3. The method of claim 1, in which the new mode is selected using an optimal mode decision process.

4. The method of claim 1, further comprising:

encoding the current macroblock according the selected mode.

5. The method of claim 4, in which a relatively smaller predetermined threshold leads to lower quality and faster mode decision for the current macroblock.

6. The method of claim 1, in which a first frame is subject to a conventional mode decision process to yield an initial set of modes for the macroblock in the first frame.

7. The method of claim 6, further comprising:

storing the set of modes in a mode buffer; and

storing each new mode in the mode buffer.

8. The method of claim 1, further comprising:

storing the current macroblock in a frame buffer only if the new mode is selected.

9. The method of claim 1, in which the amount of correlation is a difference measure D between the current macroblock b₂and the previous corresponding reference macroblock b₁:

D (b_{2}, b_{1}) = - (\sum_{j = b_{y} - 1}^{b_{y} + 15} \sum_{i = b_{x} - 1}^{b_{x} + 15} \langle p_{2} (j, i) - p_{1} (j, i) \rangle + \sum_{i = b_{x} + 16}^{b_{x} + 23} \langle p_{2} (b_{y} - 1, i) - p_{1} (b_{y} - 1, i) \rangle)

where p₂and p₁are frames containing the macroblocks b₂and b₁,b_yand b_xare vertical and horizontal coordinates of the macroblocks b₂and b₁, and i and j are indices.

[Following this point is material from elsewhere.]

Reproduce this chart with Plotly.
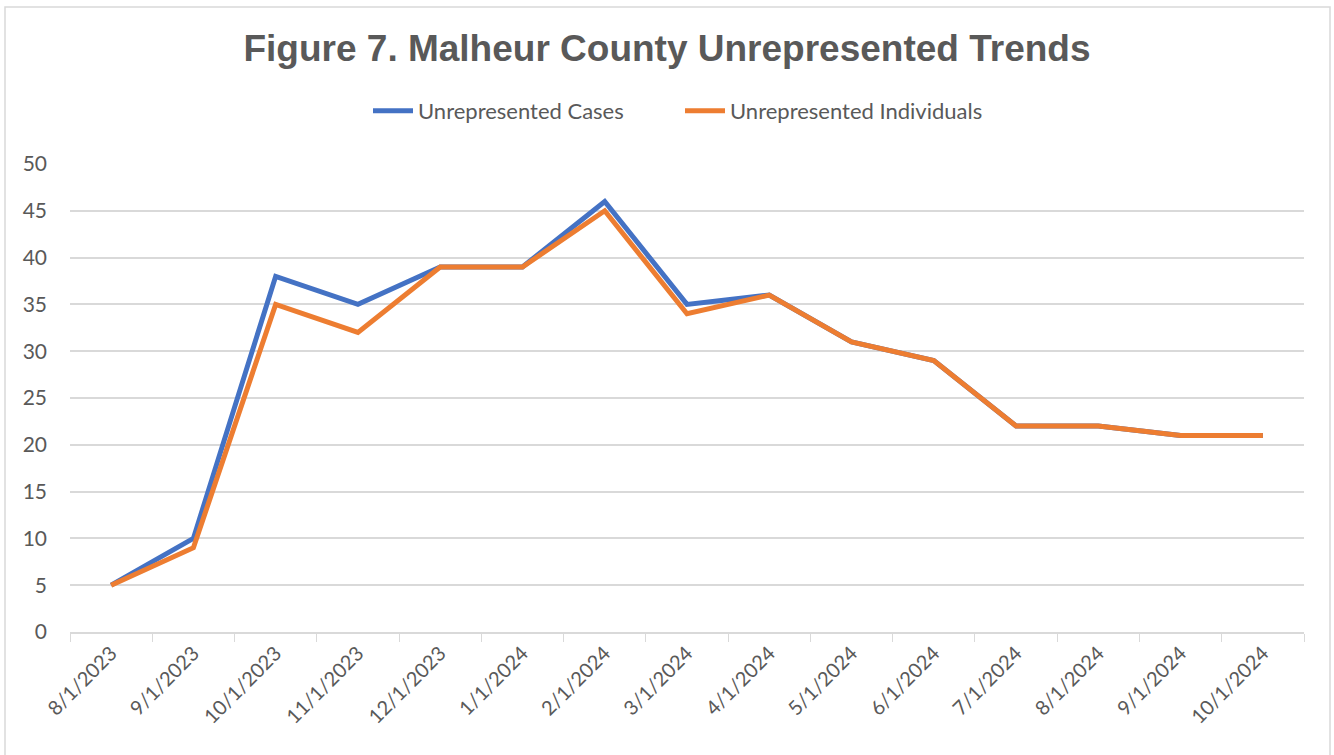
import plotly.graph_objects as go

dates = [
    "8/1/2023", "9/1/2023", "10/1/2023", "11/1/2023", "12/1/2023",
    "1/1/2024", "2/1/2024", "3/1/2024", "4/1/2024", "5/1/2024",
    "6/1/2024", "7/1/2024", "8/1/2024", "9/1/2024", "10/1/2024",
]
unrepresented_cases = [5, 10, 38, 35, 39, 39, 46, 35, 36, 31, 29, 22, 22, 21, 21]
unrepresented_individuals = [5, 9, 35, 32, 39, 39, 45, 34, 36, 31, 29, 22, 22, 21, 21]

GRAY = "#595959"
LABEL_FONT = "Lato, Open Sans, sans-serif"

fig = go.Figure()

fig.add_trace(go.Scatter(
    x=dates,
    y=unrepresented_cases,
    mode="lines",
    name="Unrepresented Cases",
    line=dict(color="#4472C4", width=5),
))

fig.add_trace(go.Scatter(
    x=dates,
    y=unrepresented_individuals,
    mode="lines",
    name="Unrepresented Individuals",
    line=dict(color="#ED7D31", width=5),
))

fig.update_layout(
    width=1334,
    height=755,
    margin=dict(l=70, r=30, t=164, b=123),
    paper_bgcolor="white",
    plot_bgcolor="white",
    title=dict(
        text="<b>Figure 7. Malheur County Unrepresented Trends</b>",
        x=0.5,
        xref="container",
        xanchor="center",
        y=1 - 48 / 755,
        yanchor="middle",
        font=dict(family="Liberation Sans, Arial, sans-serif", size=37, color=GRAY),
    ),
    legend=dict(
        orientation="h",
        x=(680 - 70) / 1234,
        xanchor="center",
        y=1.0 + (164 - 111) / 468,
        yanchor="middle",
        font=dict(family=LABEL_FONT, size=22, color=GRAY),
        itemwidth=40,
        entrywidth=257,
    ),
    showlegend=True,
)

fig.update_xaxes(
    type="category",
    range=[-0.5, len(dates) - 0.5],
    automargin=False,
    tickson="boundaries",
    ticks="outside",
    ticklen=8,
    tickcolor="#d9d9d9",
    showline=True,
    linecolor="#d9d9d9",
    linewidth=1.5,
    showgrid=False,
    tickangle=-45,
    tickfont=dict(family=LABEL_FONT, size=20, color=GRAY),
)

fig.update_yaxes(
    range=[0, 50],
    dtick=5,
    automargin=False,
    showgrid=True,
    gridcolor="#d9d9d9",
    gridwidth=1.5,
    zeroline=False,
    ticks="",
    ticklabelstandoff=22,
    tickfont=dict(family=LABEL_FONT, size=21, color=GRAY),
)

# chart border like the original Excel frame
fig.add_shape(
    type="rect",
    xref="paper", yref="paper",
    x0=(5 - 70) / 1234, x1=(1330 - 70) / 1234,
    y0=(632 - 770) / 468, y1=(632 - 7) / 468,
    line=dict(color="#d9d9d9", width=1.5),
    layer="below",
)

# drop the default page margin so the chart sits at the window corner
fig.write_html(
    "out.html",
    config={"displayModeBar": False},
    post_script="document.body.style.margin = '0';",
)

10. The method of claim 1, in which the difference measure includes all pixels used for intra prediction for the current macroblock and spatial neighboring pixels used for intra prediction.

11. A system for selecting a mode for encoding macroblocks in a sequence of frames of a video, comprising:

means for measuring, for a current macroblock in each frame, an amount of correlation with a previous corresponding reference macroblock encoded according to an encoding mode associated with the corresponding reference macroblock; and

a selector configured to select the encoding mode associated with the corresponding reference macroblock as the mode for encoding the current macroblock if the amount of correlation is greater than a predetermined threshold, and otherwise selecting a new mode.